According to a national report by the Australian
Legal Information Institute, there are few opportunities
for continuing employment of Aboriginal people in
conservation.
It emphasises the importance of distance learning to
allow trainees to spend time in home communities and
advocates competence-based assessment " rather than
knowledge-based proficiency".
The report warns that future employment "is somewhat
doubtful", as funding is uncertain. Many Aboriginal
ranger-training programs don't "provide much scope for
full-time employment, except at unemployment benefit
rates".
The report concludes, "It would be a great pity if
some arrangement could not be made to facilitate the
continued employment of these people [Aboriginal
community rangers], in recognition of the important
environmental protection work they are doing, not only
for their own communities but for the benefit of the
whole community."
Both Georges and Lindenmayer say the situation
doesn't make sense given that Aboriginal communities own
about one-fifth of Australia.
"Given their experience, their cultural heritage and
the amount of land they control, Aboriginal people have
a big role to play in conservation throughout this
country," Georges says.
"I think what David has done by donating his award to
furthering indigenous education is really important. It
acknowledges that there are many dimensions to
environmental education."
Lindenmayer says working with Brown "cuts two ways as
a learning process".
"It's an eye-opener for me. We're just not doing
enough to connect with the incredible knowledge
Aboriginal people have about the environment. They are
fantastically skilled, but we don't acknowledge it, and
we lack the educational opportunities that will further
develop and use these skills.
"We've got to have educational opportunities that
will recognise and honour cultural differences. With the
kind of social and emotional pressures most Aboriginal
communities are facing, you can't have the kind of
inflexible tertiary courses that insist on people
turning up to class every day or getting assignments in
on time.
"If someone dies in an Aboriginal community, the
community withdraws and everyone goes though a ritual of
grief. You can't have an educational system that won't
take those moral and cultural obligations into account."
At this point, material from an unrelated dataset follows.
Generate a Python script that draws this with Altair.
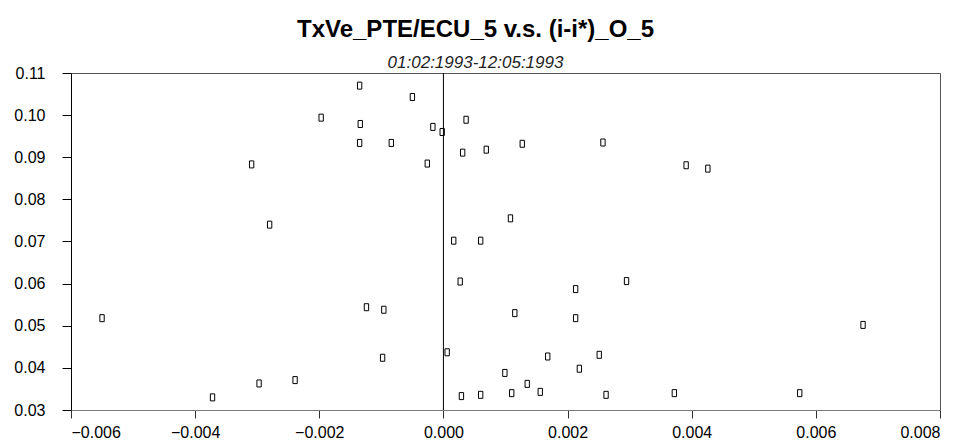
import altair as alt
import pandas as pd

# (i-i*) values on the x axis, TxVe values on the y axis
x_vals = [-0.00309, -0.00280, -0.00197, -0.00135, -0.00134, -0.00135, -0.00084, -0.00050,
          -0.00017, -0.00002, -0.00026, 0.000365, 0.00031, 0.00069, 0.00127, 0.00257,
          0.00391, 0.00426, 0.00108, -0.00550, -0.00372, -0.00297, -0.00239, -0.00124,
          -0.00096, -0.00098, 0.00006, 0.000166, 0.00027, 0.00029, 0.00060, 0.00060,
          0.00295, 0.00213, 0.00115, 0.00213, 0.00676, 0.00168, 0.00251, 0.00219,
          0.00099, 0.00135, 0.00156, 0.00110, 0.00262, 0.00372, 0.00574]
y_vals = [0.0883, 0.0740, 0.0994, 0.1070, 0.0979, 0.0934, 0.0934, 0.1043,
          0.0972, 0.0960, 0.0885, 0.0989, 0.0911, 0.0918, 0.0932, 0.0935,
          0.0881, 0.0873, 0.0755, 0.0518, 0.0330, 0.0363, 0.0371, 0.0544,
          0.0538, 0.0424, 0.0437, 0.0702, 0.0605, 0.0333, 0.0702, 0.0336,
          0.0606, 0.0587, 0.0530, 0.0518, 0.0502, 0.0427, 0.0431, 0.0398,
          0.0388, 0.0362, 0.0343, 0.0340, 0.0336, 0.0340, 0.0340]

x_ticks = [-0.006, -0.004, -0.002, 0.0, 0.002, 0.004, 0.006, 0.008]
y_ticks = [0.03, 0.04, 0.05, 0.06, 0.07, 0.08, 0.09, 0.10, 0.11]

title_text = "TxVe_PTE/ECU_5 v.s. (i-i*)_O_5"
subtitle_text = "01:02:1993-12:05:1993"

df = pd.DataFrame({"x": x_vals, "y": y_vals})
zero = pd.DataFrame({"x": [0.0]})

FONT = "Liberation Sans"

xscale = alt.Scale(domain=[-0.006, 0.008], nice=False, zero=False)
yscale = alt.Scale(domain=[0.03, 0.11], nice=False, zero=False)

points = alt.Chart(df).mark_point(
    shape="M-0.62,-1L0.62,-1L0.62,1L-0.62,1Z",
    size=49, filled=False, stroke="black", strokeWidth=1, opacity=1
).encode(
    x=alt.X("x:Q", scale=xscale,
            axis=alt.Axis(values=x_ticks, format=".3f", title=None, grid=False,
                          domainColor="#7a7a7a", tickColor="#333333", tickSize=8,
                          labelFontSize=16, labelFont=FONT, labelColor="black",
                          labelPadding=6)),
    y=alt.Y("y:Q", scale=yscale,
            axis=alt.Axis(values=y_ticks, format=".2f", title=None, grid=False,
                          domainColor="black", tickColor="black", tickSize=9,
                          labelFontSize=16, labelFont=FONT, labelColor="black",
                          labelPadding=17)),
)

rule = alt.Chart(zero).mark_rule(color="black", strokeWidth=1).encode(
    x=alt.X("x:Q", scale=xscale)
)

chart = alt.layer(rule, points).properties(
    width=869,
    height=337,
    padding={"left": 71, "top": 73, "right": 22, "bottom": 34},
    autosize=alt.AutoSizeParams(type="none"),
    title=alt.TitleParams(
        text=title_text,
        subtitle=subtitle_text,
        anchor="middle",
        dx=-30,
        font=FONT,
        fontSize=24,
        fontWeight="bold",
        color="black",
        subtitleFont=FONT,
        subtitleFontSize=17,
        subtitleFontStyle="italic",
        subtitleColor="#222222",
        subtitlePadding=13,
        offset=-6,
    ),
).configure_view(stroke="#555555", strokeWidth=1)

chart.save("out.html", embed_options={"renderer": "svg", "actions": False})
Brown says working with Lindenmayer has enriched his
cultural perspectives by "bringing in the science to
broaden out the picture".
He's helping an Albury-based researcher with the
Jervis Bay project gather data on diamond pythons for a
master's thesis, and has enrolled in a
distance-education diploma in conservation management.
When that's completed, he wouldn't mind having a shot at
doing a master's degree based around some of the work
he's been doing in Booderee National Park.
"I think David can see the merit in supporting
indigenous people in environmental issues and education
- that's important, and I really thank him for that. The
work I'm doing now is really interesting and I've got a
change to give knowledge back to the community. My kids
are really proud of what I'm doing, and want to be part
of it and hear stories about what I'm doing.
"The elders here always told us that we don't own the
land, it owns us. Learning about mammal trapping,
learning all the different bird calls and frog calls,
the botanical names of the flowers brings in another
dimension to the cultural connection to the land.
"It's like there's so much to lean that you could
keep on learning forever. I don't want to become a
walking dictionary on the different plants and animals,
but it's fascinating to learn the science of how
everything is interconnected in the different
ecosystems.
"I love it and I want the learning to go on forever".